> **Supplied information**
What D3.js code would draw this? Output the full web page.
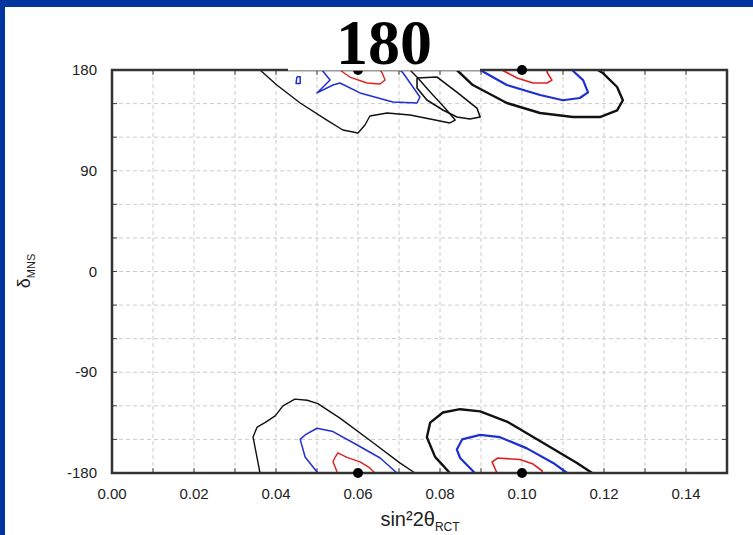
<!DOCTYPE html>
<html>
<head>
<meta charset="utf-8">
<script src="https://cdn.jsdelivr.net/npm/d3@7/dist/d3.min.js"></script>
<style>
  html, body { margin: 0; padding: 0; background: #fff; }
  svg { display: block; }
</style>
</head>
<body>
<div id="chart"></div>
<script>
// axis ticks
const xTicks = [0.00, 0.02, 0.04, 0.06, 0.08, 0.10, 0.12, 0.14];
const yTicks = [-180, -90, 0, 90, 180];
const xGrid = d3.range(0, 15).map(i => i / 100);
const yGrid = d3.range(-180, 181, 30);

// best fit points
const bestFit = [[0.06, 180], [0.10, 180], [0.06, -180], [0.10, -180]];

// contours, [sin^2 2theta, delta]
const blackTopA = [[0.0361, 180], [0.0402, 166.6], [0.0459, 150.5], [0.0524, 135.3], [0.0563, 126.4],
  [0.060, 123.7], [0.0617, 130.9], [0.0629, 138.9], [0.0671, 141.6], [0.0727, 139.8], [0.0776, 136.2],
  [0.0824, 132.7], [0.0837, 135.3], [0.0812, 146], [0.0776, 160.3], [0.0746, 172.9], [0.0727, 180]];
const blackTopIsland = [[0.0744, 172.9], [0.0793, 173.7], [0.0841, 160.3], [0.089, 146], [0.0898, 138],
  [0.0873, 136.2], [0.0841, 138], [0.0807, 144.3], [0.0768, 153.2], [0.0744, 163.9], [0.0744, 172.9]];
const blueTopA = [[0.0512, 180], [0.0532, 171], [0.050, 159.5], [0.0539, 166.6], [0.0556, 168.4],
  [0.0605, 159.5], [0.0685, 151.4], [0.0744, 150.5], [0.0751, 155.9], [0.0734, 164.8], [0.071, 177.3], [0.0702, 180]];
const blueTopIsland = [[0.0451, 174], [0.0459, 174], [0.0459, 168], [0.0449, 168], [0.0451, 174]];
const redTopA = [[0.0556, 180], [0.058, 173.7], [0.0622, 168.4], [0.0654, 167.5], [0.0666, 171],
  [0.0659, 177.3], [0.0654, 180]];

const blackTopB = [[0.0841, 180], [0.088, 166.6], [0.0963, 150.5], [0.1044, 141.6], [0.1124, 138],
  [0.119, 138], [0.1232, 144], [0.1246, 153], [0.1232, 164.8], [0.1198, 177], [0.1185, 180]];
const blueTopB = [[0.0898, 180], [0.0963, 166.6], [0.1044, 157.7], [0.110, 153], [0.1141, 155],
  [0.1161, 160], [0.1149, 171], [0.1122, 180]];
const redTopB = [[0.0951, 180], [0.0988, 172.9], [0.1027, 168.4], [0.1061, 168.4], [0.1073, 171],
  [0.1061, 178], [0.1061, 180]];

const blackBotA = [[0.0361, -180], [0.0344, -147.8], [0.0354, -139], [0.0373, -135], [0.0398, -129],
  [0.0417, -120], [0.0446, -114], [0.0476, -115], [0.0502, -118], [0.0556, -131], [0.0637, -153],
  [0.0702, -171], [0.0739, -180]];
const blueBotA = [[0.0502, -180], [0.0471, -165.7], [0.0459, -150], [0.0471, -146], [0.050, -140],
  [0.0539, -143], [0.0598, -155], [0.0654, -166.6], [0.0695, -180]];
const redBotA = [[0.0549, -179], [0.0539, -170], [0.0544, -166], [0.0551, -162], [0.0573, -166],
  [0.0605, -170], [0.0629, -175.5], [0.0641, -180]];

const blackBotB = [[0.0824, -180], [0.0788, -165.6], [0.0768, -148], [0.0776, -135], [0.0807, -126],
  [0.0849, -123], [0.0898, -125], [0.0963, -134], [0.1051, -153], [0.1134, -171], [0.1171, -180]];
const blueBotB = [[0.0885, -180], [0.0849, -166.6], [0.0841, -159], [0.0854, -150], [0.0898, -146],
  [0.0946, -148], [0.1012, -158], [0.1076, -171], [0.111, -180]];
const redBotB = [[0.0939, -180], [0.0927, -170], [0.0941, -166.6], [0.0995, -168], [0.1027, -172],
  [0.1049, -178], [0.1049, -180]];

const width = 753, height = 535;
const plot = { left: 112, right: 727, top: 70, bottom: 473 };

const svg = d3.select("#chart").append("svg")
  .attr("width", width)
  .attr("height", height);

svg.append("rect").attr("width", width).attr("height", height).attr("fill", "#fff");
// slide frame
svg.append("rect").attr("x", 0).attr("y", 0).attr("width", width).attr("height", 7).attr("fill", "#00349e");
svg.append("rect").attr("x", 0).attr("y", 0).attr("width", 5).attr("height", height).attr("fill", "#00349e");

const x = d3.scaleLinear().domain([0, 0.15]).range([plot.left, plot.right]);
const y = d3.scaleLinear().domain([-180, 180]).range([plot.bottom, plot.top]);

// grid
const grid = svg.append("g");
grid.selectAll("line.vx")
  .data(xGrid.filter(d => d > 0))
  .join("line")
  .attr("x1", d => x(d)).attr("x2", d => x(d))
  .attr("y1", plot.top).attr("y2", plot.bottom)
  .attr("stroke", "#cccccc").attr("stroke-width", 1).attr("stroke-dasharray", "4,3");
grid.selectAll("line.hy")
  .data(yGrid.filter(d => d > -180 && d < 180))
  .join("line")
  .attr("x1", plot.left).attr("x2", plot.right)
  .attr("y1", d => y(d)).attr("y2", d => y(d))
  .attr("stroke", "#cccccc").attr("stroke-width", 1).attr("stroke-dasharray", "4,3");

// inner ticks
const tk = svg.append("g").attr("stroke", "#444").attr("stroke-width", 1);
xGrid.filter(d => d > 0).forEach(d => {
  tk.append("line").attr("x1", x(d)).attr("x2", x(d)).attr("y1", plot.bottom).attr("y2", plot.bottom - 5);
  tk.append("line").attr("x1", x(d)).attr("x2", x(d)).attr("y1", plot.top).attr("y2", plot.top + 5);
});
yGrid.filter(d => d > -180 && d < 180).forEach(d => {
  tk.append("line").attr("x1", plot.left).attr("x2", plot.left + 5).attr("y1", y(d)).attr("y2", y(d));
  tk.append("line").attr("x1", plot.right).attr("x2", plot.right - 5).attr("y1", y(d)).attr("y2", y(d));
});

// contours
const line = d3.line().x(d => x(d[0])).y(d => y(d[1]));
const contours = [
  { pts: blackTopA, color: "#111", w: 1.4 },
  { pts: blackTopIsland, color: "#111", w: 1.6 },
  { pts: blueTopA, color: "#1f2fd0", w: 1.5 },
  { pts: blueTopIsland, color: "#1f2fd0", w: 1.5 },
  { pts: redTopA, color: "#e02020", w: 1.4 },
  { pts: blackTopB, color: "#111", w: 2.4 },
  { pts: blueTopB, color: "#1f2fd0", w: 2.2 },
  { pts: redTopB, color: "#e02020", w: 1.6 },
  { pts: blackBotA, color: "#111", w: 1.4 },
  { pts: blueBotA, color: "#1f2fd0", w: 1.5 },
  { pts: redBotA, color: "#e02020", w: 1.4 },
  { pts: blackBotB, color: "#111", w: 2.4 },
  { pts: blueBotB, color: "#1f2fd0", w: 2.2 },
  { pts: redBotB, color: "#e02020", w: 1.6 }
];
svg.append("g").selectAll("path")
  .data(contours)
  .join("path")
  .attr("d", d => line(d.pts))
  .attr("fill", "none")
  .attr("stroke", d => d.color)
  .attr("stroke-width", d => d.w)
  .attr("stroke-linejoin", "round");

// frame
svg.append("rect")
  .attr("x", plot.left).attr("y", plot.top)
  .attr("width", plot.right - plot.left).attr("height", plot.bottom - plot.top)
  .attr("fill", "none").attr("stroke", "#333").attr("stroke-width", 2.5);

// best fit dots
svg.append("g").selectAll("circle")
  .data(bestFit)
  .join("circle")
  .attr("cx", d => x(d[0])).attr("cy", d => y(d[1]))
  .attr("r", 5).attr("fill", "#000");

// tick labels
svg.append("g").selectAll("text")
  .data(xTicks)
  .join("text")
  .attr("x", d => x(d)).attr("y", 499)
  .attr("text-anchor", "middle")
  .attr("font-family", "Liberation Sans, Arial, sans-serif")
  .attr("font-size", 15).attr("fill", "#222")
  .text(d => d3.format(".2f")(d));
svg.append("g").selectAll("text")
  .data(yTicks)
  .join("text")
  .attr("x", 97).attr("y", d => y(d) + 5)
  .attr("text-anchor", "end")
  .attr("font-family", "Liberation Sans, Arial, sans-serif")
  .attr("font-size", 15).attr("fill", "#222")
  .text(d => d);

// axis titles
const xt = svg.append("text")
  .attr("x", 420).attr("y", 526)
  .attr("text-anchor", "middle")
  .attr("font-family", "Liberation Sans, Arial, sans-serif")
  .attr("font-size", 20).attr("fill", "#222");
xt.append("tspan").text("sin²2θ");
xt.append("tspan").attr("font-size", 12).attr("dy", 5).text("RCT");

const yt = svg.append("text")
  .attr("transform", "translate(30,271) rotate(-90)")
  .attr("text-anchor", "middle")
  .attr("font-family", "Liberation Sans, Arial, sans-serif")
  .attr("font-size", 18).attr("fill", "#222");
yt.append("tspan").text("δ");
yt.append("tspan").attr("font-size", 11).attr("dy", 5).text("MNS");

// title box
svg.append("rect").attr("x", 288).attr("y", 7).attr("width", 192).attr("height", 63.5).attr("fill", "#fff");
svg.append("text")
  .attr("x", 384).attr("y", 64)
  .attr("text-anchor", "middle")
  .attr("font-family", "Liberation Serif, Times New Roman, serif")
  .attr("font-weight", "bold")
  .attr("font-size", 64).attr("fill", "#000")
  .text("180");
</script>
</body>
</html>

> **What to do**
Repeat only the lines from the beginning of the material through the line containing "-180], [0.10, -180]];", both ends kept, leaving pictures out.

> **Solution below**
What D3.js code would draw this? Output the full web page.
<!DOCTYPE html>
<html>
<head>
<meta charset="utf-8">
<script src="https://cdn.jsdelivr.net/npm/d3@7/dist/d3.min.js"></script>
<style>
  html, body { margin: 0; padding: 0; background: #fff; }
  svg { display: block; }
</style>
</head>
<body>
<div id="chart"></div>
<script>
// axis ticks
const xTicks = [0.00, 0.02, 0.04, 0.06, 0.08, 0.10, 0.12, 0.14];
const yTicks = [-180, -90, 0, 90, 180];
const xGrid = d3.range(0, 15).map(i => i / 100);
const yGrid = d3.range(-180, 181, 30);

// best fit points
const bestFit = [[0.06, 180], [0.10, 180], [0.06, -180], [0.10, -180]];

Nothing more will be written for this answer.